江田、中野の入閣には立法、司法、行政の三権分立の下、立法府で位階を極めた人が行政府の重要ポストを就くことに対する違和感がぬぐえない。議長経験者の身の処し方で、思い出すのは元衆院議長・坂田道太のことだ。
1989年4月にリクルート事件で強い非難を受けた首相・竹下登が退陣し、後継選びが難航した際、自民党内で学究肌の坂田に総裁、つまり首相就任を要請する動きが広がった。それに対して、坂田はこう言って固持した。
「だめだ。議長というものは国権の最高機関である国会を代表している。三権分立の憲法でも、立法府の議長は行政府の首相や司法府の最高裁長官よりも最上位にある。二の次の首相をやることは議長の職をおとしめることになる。これだけは筋を通す」
そう、これだけは筋を通すという気骨が政治家一人ひとりになければならない。経験豊富な与謝野、江田、中野にはとくに、どんなに頼まれてもそれだけはやってはいけないという政治家としてのプライドを持っていてほしかった。
*** 逆効果になった与謝野の起用 ***
さて、この改造・民主党役員人事は政権を強化したことになっただろうか? わたしの答えはノーである。
政権が抱える最大の問題は、参院で大きく過半数割れし、法案を成立させる力を持っていないことだ。その弱点を乗り越えるには、他党と連立を組むか、それができないなら、自民、公明両党など野党の協力を得られやすい態勢をつくらなければならない。
しかし、与謝野の起用は明らかに逆効果だ。与謝野は昨年4月、元自民党幹事長代理の園田博之とともに自民党を離党し、元経済産業相・平沼赳夫と合流して「たちあがれ日本」を結成した。これに対して、自民党は園田の離党届は受理したものの、与謝野については受理せず、除名処分にした。
そんな与謝野に対して、温厚な総裁・谷垣禎一でさえ「与謝野氏を自民党とのパイプ役と考えているのであれば、人間の見方が全く間違っている」と、額に青筋を立てた。公明党代表・山口那津男も「閣僚の任命のあり方にいささか問題があり、政権に対して厳しく問うていきたい」と強調した。
与謝野起用については民主党内でも極めて冷ややかだ。人事はおおむね、行うまでは「求心力」に、行った途端「遠心力」に働くものだが、今回はとりわけその傾向が強い。

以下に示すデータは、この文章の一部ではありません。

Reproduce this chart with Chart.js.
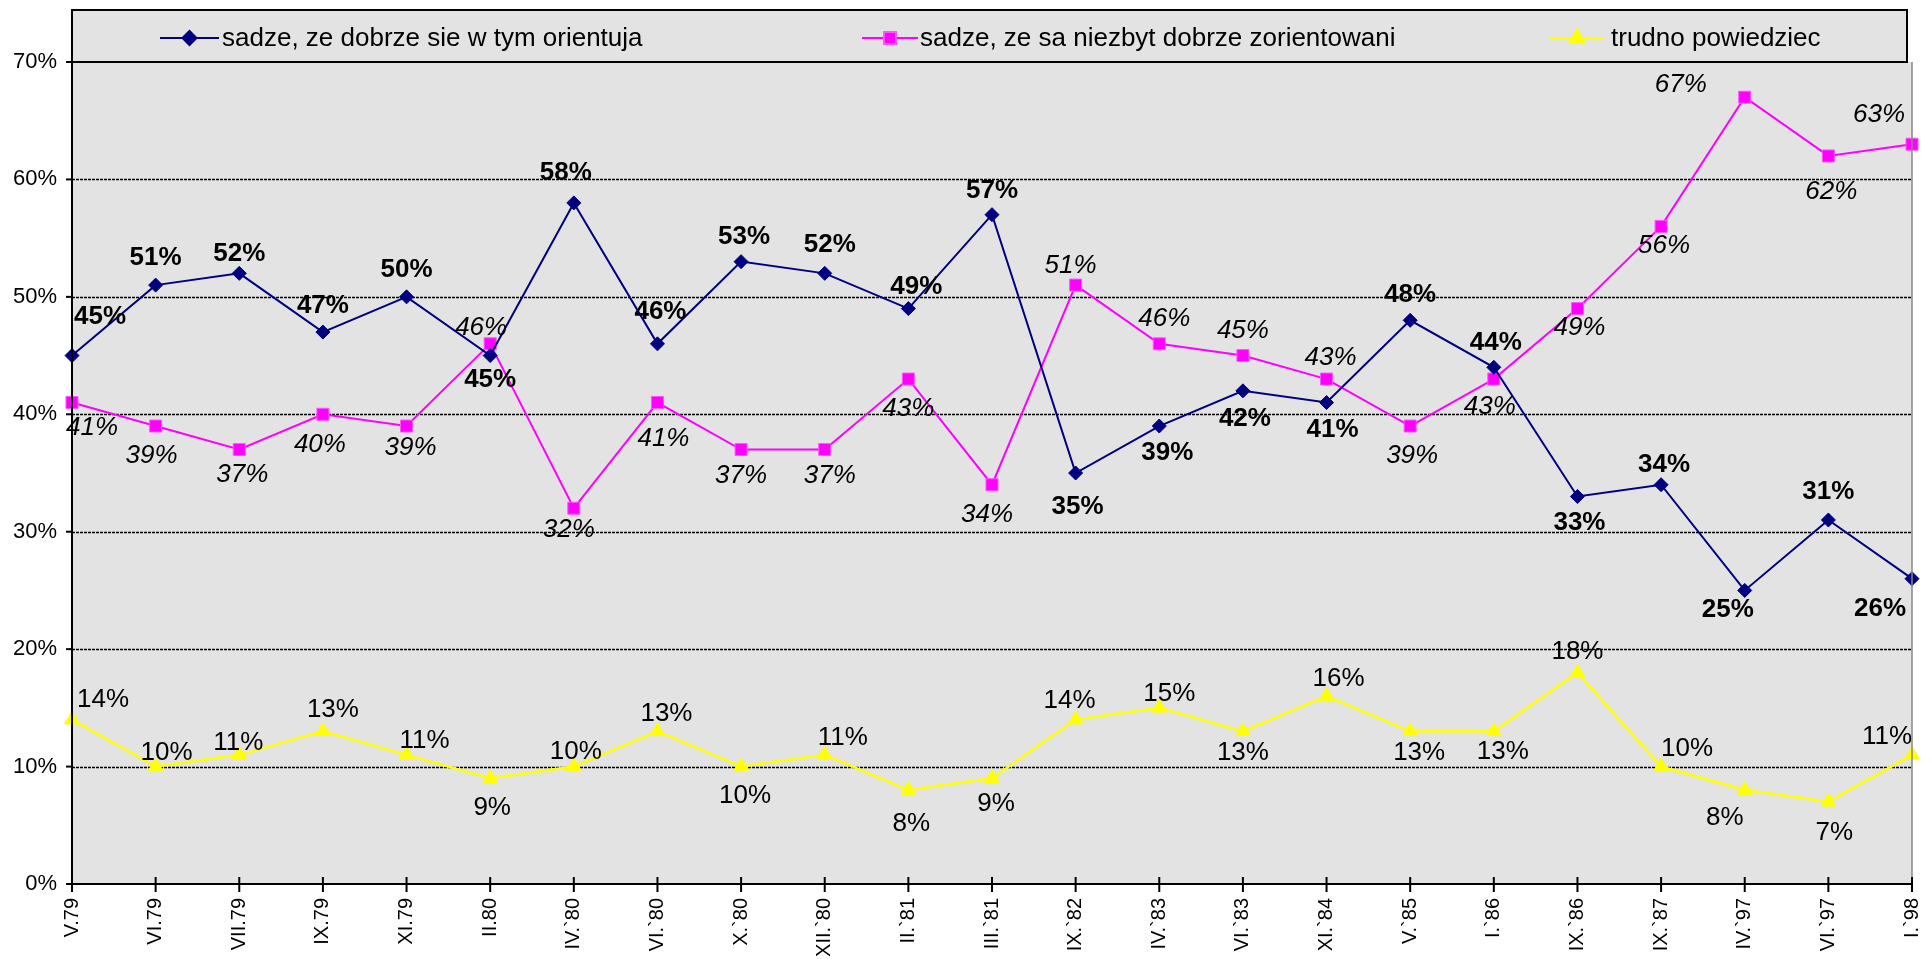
<!DOCTYPE html>
<html>
<head>
<meta charset="utf-8">
<script src="https://cdn.jsdelivr.net/npm/chart.js@4.4.1/dist/chart.umd.min.js"></script>
<style>
  html, body { margin: 0; padding: 0; background: #fff; }
  #wrap { width: 1932px; height: 959px; }
</style>
</head>
<body>
<div id="wrap"><canvas id="chart"></canvas></div>
<script>
// dane z wykresu
const categories = ['V.79', 'VI.79', 'VII.79', 'IX.79', 'XI.79', 'II.80', 'IV.`80', 'VI.`80', 'X.`80', 'XII.`80',
    'II.`81', 'III.`81', 'IX.`82', 'IV.`83', 'VI.`83', 'XI.`84', 'V.`85', 'I.`86', 'IX.`86', 'IX.`87',
    'IV.`97', 'VI.`97', 'I.`98'];
const dobrze = [45, 51, 52, 47, 50, 45, 58, 46, 53, 52, 49, 57, 35, 39, 42, 41, 48, 44, 33, 34, 25, 31, 26];
const niezbyt = [41, 39, 37, 40, 39, 46, 32, 41, 37, 37, 43, 34, 51, 46, 45, 43, 39, 43, 49, 56, 67, 62, 63];
const trudno = [14, 10, 11, 13, 11, 9, 10, 13, 10, 11, 8, 9, 14, 15, 13, 16, 13, 13, 18, 10, 8, 7, 11];
const yTicks = [0, 10, 20, 30, 40, 50, 60, 70];
const seriesNames = ['sadze, ze dobrze sie w tym orientuja', 'sadze, ze sa niezbyt dobrze zorientowani', 'trudno powiedziec'];

// przesuniecia etykiet wzgledem punktow [dx, dy]
const offDobrze = [[28,-39],[0,-27],[0,-20],[0,-26],[0,-27],[0,24],[-8,-30],[3,-32],[3,-25],[5,-29],[8,-22],[0,-24],
    [2,34],[8,27],[2,28],[6,27],[0,-26],[2,-24],[2,26],[3,-20],[-17,19],[0,-28],[-32,30]];
const offNiezbyt = [[20,25],[-4,30],[3,25],[-3,30],[4,22],[-9,-16],[-5,22],[6,36],[0,26],[5,26],[0,30],[-5,30],
    [-5,-19],[5,-25],[0,-25],[4,-21],[2,30],[-4,28],[2,19],[3,19],[-64,-12],[3,36],[-33,-29]];
const offTrudno = [[31,-20],[11,-14],[-1,-12],[10,-22],[18,-14],[2,30],[2,-15],[9,-18],[4,29],[18,-17],[3,34],[4,26],
    [-6,-19],[10,-14],[0,21],[12,-17],[9,21],[9,20],[0,-21],[26,-18],[-20,28],[6,31],[-25,-18]];

const FONT = "'Liberation Sans', Arial, sans-serif";
const labelStyles = [
    { font: 'bold 26px ' + FONT, off: offDobrze },
    { font: 'italic 26px ' + FONT, off: offNiezbyt },
    { font: '26px ' + FONT, off: offTrudno }
];

const ramka = {
    id: 'ramka',
    beforeDatasetsDraw(chart) {
        const { ctx, chartArea: a, scales: { y } } = chart;
        ctx.save();
        ctx.fillStyle = '#e3e3e3';
        ctx.fillRect(a.left, a.top, a.right - a.left, a.bottom - a.top);
        ctx.strokeStyle = '#000';
        ctx.lineWidth = 1.5;
        ctx.setLineDash([3, 1]);
        yTicks.forEach(v => {
            if (v === 0 || v === 70) return;
            const py = Math.round(y.getPixelForValue(v)) + 0.5;
            ctx.beginPath();
            ctx.moveTo(a.left, py);
            ctx.lineTo(a.right, py);
            ctx.stroke();
        });
        ctx.restore();
    },
    afterDatasetsDraw(chart) {
        const { ctx } = chart;
        ctx.save();
        ctx.fillStyle = '#000';
        ctx.textAlign = 'center';
        ctx.textBaseline = 'middle';
        chart.data.datasets.forEach((ds, i) => {
            const st = labelStyles[i];
            ctx.font = st.font;
            chart.getDatasetMeta(i).data.forEach((pt, j) => {
                const o = st.off[j];
                ctx.fillText(ds.data[j] + '%', pt.x + o[0], pt.y + o[1]);
            });
        });
        ctx.restore();
    },
    afterDraw(chart) {
        const { ctx, chartArea: a, scales: { x, y } } = chart;
        ctx.save();
        // prawa krawedz obszaru
        ctx.strokeStyle = '#888';
        ctx.lineWidth = 1.5;
        ctx.beginPath();
        ctx.moveTo(a.right, a.top);
        ctx.lineTo(a.right, a.bottom);
        ctx.stroke();

        // legenda
        const lt = 10;
        ctx.fillStyle = '#e3e3e3';
        ctx.fillRect(a.left, lt, 1907 - a.left, a.top - lt);
        ctx.strokeStyle = '#000';
        ctx.lineWidth = 2;
        ctx.strokeRect(a.left, lt, 1907 - a.left, a.top - lt);

        // osie
        ctx.beginPath();
        ctx.moveTo(a.left, a.top);
        ctx.lineTo(a.left, a.bottom);
        ctx.lineTo(a.right, a.bottom);
        ctx.stroke();
        yTicks.forEach(v => {
            const py = y.getPixelForValue(v);
            ctx.beginPath();
            ctx.moveTo(a.left - 6, py);
            ctx.lineTo(a.left, py);
            ctx.stroke();
        });
        categories.forEach((c, i) => {
            const px = x.getPixelForValue(i);
            ctx.beginPath();
            ctx.moveTo(px, a.bottom - 7);
            ctx.lineTo(px, a.bottom + 8);
            ctx.stroke();
        });

        const ly = 38;
        const items = [[160, 219, 222], [862, 918, 920], [1550, 1604, 1611]];
        ctx.font = '26px ' + FONT;
        ctx.textAlign = 'left';
        ctx.textBaseline = 'middle';
        chart.data.datasets.forEach((ds, i) => {
            const it = items[i];
            ctx.strokeStyle = ds.borderColor;
            ctx.lineWidth = 2;
            ctx.beginPath();
            ctx.moveTo(it[0], ly);
            ctx.lineTo(it[1], ly);
            ctx.stroke();
            ctx.fillStyle = ds.pointBackgroundColor;
            ctx.strokeStyle = ds.pointBorderColor;
            Chart.helpers.drawPoint(ctx, {
                pointStyle: ds.pointStyle, radius: ds.pointRadius, rotation: 0, borderWidth: 1
            }, (it[0] + it[1]) / 2, ly);
            ctx.fillStyle = '#000';
            ctx.fillText(seriesNames[i], it[2], ly + 1);
        });
        ctx.restore();
    }
};

const chart = document.querySelector('#chart').getContext('2d');

new Chart(chart, {
    type: 'line',
    data: {
        labels: categories,
        datasets: [
            {
                label: seriesNames[0],
                data: dobrze,
                borderColor: '#000080',
                pointBackgroundColor: '#000080',
                pointBorderColor: '#000080',
                borderWidth: 2,
                pointStyle: 'rectRot',
                pointRadius: 7,
                pointBorderWidth: 1
            },
            {
                label: seriesNames[1],
                data: niezbyt,
                borderColor: '#ff00ff',
                pointBackgroundColor: '#ff00ff',
                pointBorderColor: '#ff55ff',
                borderWidth: 2,
                pointStyle: 'rect',
                pointRadius: 8.5,
                pointBorderWidth: 1
            },
            {
                label: seriesNames[2],
                data: trudno,
                borderColor: '#ffff00',
                pointBackgroundColor: '#ffff00',
                pointBorderColor: '#ffff00',
                borderWidth: 2.5,
                pointStyle: 'triangle',
                pointRadius: 8.5,
                pointBorderWidth: 1
            }
        ]
    },
    options: {
        responsive: true,
        maintainAspectRatio: false,
        animation: false,
        layout: { padding: { top: 62, right: 20, left: 0, bottom: 0 } },
        plugins: { legend: { display: false }, tooltip: { enabled: false } },
        scales: {
            x: {
                grid: { display: false, drawTicks: false },
                border: { display: false },
                ticks: {
                    color: '#000', font: { family: FONT, size: 20 },
                    minRotation: 90, maxRotation: 90, autoSkip: false, padding: 14
                },
                afterFit(scale) {
                    scale.height = 75;
                    scale.paddingLeft = 0;
                    scale.paddingRight = 0;
                }
            },
            y: {
                min: 0,
                max: 70,
                grid: { display: false, drawTicks: false },
                border: { display: false },
                afterBuildTicks(scale) {
                    scale.ticks = yTicks.map(v => ({ value: v }));
                },
                ticks: {
                    color: '#000', font: { family: FONT, size: 22 }, padding: 15,
                    callback: v => v + '%'
                },
                afterFit(scale) {
                    scale.width = 72;
                }
            }
        }
    },
    plugins: [ramka]
});
</script>
</body>
</html>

改造によって内閣支持率は10%近く上昇したものの、衆院比例代表選の投票先政党では依然として自民党にリードを許し、効果は限定的だ。
政権の難関は3月末までに、子ども手当や、歳入の4割を占める赤字公債の発行を認める特例法案など予算関連法案を成立させられるかどうかだ。内閣改造・民主党役員人事によって、その可能性が一段と低くなったのは間違いない。